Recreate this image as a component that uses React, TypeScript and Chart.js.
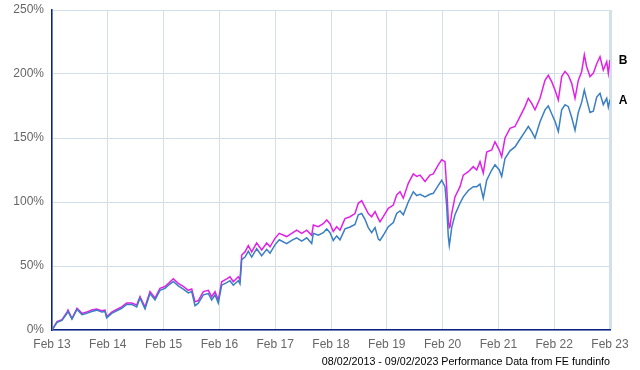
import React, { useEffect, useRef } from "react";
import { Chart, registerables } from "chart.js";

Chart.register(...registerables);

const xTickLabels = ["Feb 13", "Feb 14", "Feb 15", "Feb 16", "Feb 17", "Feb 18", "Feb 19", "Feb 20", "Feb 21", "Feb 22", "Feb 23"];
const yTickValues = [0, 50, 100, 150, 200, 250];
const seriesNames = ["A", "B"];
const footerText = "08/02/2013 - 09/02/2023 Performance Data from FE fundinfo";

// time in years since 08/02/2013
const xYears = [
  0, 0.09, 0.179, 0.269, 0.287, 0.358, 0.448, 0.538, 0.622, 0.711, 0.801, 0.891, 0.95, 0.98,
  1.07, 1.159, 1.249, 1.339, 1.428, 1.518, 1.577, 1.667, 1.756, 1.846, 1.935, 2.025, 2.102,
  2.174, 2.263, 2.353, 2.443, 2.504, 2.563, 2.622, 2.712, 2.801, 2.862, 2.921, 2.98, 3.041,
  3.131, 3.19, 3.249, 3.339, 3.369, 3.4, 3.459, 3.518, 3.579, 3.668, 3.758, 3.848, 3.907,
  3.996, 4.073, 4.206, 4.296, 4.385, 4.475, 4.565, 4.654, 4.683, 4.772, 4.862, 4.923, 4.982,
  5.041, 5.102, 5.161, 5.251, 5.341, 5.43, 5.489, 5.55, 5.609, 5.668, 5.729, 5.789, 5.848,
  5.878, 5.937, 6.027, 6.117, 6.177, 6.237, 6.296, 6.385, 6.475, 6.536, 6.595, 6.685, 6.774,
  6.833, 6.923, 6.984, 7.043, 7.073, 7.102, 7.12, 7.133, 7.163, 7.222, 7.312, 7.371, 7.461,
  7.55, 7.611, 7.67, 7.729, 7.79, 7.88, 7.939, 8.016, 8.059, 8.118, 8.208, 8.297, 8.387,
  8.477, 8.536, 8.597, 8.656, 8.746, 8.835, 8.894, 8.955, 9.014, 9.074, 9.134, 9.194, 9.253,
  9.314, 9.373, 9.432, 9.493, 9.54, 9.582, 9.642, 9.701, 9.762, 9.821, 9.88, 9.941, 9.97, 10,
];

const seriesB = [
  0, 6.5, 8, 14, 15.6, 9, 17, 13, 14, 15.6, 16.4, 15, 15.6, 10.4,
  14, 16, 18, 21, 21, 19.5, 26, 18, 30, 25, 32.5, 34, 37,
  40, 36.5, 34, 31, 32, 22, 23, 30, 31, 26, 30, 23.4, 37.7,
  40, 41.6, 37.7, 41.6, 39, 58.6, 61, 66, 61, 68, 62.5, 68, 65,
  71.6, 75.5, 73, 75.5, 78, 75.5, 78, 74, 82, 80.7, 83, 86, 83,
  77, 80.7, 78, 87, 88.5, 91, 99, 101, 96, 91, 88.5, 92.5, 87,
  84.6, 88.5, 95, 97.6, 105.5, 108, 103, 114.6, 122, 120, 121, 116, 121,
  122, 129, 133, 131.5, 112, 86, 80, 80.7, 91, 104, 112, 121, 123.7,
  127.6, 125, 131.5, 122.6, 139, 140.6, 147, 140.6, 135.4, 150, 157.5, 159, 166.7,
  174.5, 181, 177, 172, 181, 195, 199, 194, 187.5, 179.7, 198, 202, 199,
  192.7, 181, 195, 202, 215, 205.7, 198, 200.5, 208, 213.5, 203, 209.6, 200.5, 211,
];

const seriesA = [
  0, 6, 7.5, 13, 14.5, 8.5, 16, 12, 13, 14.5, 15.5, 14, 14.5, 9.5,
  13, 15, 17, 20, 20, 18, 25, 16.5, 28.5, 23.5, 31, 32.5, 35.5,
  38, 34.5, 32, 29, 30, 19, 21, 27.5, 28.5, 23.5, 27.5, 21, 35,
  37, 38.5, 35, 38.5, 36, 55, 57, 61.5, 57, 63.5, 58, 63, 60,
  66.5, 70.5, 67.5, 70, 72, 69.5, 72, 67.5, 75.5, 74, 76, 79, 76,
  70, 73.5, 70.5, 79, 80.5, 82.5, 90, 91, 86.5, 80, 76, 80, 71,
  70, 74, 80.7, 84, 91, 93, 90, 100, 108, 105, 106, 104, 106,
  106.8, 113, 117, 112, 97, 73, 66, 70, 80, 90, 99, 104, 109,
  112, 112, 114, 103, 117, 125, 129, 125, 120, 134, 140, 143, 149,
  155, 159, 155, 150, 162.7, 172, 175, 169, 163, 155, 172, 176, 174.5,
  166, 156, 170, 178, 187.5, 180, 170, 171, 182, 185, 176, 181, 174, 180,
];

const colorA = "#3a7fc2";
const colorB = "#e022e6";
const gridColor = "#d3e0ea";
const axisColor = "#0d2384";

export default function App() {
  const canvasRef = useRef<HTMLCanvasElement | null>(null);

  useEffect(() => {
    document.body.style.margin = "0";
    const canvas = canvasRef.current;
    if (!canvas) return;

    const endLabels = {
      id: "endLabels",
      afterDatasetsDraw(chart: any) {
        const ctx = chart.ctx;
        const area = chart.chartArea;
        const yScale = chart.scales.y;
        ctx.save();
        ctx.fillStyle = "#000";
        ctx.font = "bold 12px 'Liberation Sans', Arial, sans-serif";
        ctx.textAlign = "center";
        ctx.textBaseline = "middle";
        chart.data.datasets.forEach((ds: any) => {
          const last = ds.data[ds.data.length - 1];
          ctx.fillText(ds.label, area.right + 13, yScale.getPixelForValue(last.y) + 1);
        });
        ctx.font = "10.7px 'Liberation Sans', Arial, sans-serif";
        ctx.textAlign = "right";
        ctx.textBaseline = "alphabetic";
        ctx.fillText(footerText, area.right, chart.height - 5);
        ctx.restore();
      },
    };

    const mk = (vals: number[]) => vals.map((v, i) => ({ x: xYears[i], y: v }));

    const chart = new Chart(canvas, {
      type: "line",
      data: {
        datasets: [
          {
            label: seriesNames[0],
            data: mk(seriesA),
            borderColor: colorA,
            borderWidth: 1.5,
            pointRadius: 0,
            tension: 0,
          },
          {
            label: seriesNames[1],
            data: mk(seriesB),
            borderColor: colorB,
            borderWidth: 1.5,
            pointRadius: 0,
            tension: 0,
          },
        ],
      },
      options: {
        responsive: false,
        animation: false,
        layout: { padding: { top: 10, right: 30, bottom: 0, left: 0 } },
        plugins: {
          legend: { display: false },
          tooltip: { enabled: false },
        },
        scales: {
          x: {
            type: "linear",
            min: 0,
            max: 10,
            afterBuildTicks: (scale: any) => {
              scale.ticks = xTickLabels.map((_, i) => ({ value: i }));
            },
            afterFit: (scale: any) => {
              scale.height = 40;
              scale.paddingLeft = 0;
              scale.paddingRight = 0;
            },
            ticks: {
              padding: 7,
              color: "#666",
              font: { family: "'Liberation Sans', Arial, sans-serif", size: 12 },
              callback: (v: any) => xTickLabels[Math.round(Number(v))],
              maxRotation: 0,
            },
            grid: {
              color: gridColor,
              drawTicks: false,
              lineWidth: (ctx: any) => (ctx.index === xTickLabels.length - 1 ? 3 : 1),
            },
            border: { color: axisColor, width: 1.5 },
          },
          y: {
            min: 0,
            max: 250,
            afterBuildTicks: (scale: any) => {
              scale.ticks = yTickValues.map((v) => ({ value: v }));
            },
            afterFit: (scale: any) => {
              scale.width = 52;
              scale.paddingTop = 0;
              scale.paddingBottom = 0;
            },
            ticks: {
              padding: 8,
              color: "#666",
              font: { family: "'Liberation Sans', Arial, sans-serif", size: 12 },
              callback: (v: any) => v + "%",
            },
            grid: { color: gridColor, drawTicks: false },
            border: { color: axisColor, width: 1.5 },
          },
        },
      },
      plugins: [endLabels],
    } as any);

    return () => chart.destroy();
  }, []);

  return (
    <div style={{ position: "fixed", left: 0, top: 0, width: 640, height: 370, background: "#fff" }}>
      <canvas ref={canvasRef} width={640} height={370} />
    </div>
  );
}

+--

§ Task objective
Take the material above from its first line through the line holding "Chart.register(...registerables);" and set it down exactly, without the pictures.

§ Final result
Recreate this image as a component that uses React, TypeScript and Chart.js.
import React, { useEffect, useRef } from "react";
import { Chart, registerables } from "chart.js";

Chart.register(...registerables);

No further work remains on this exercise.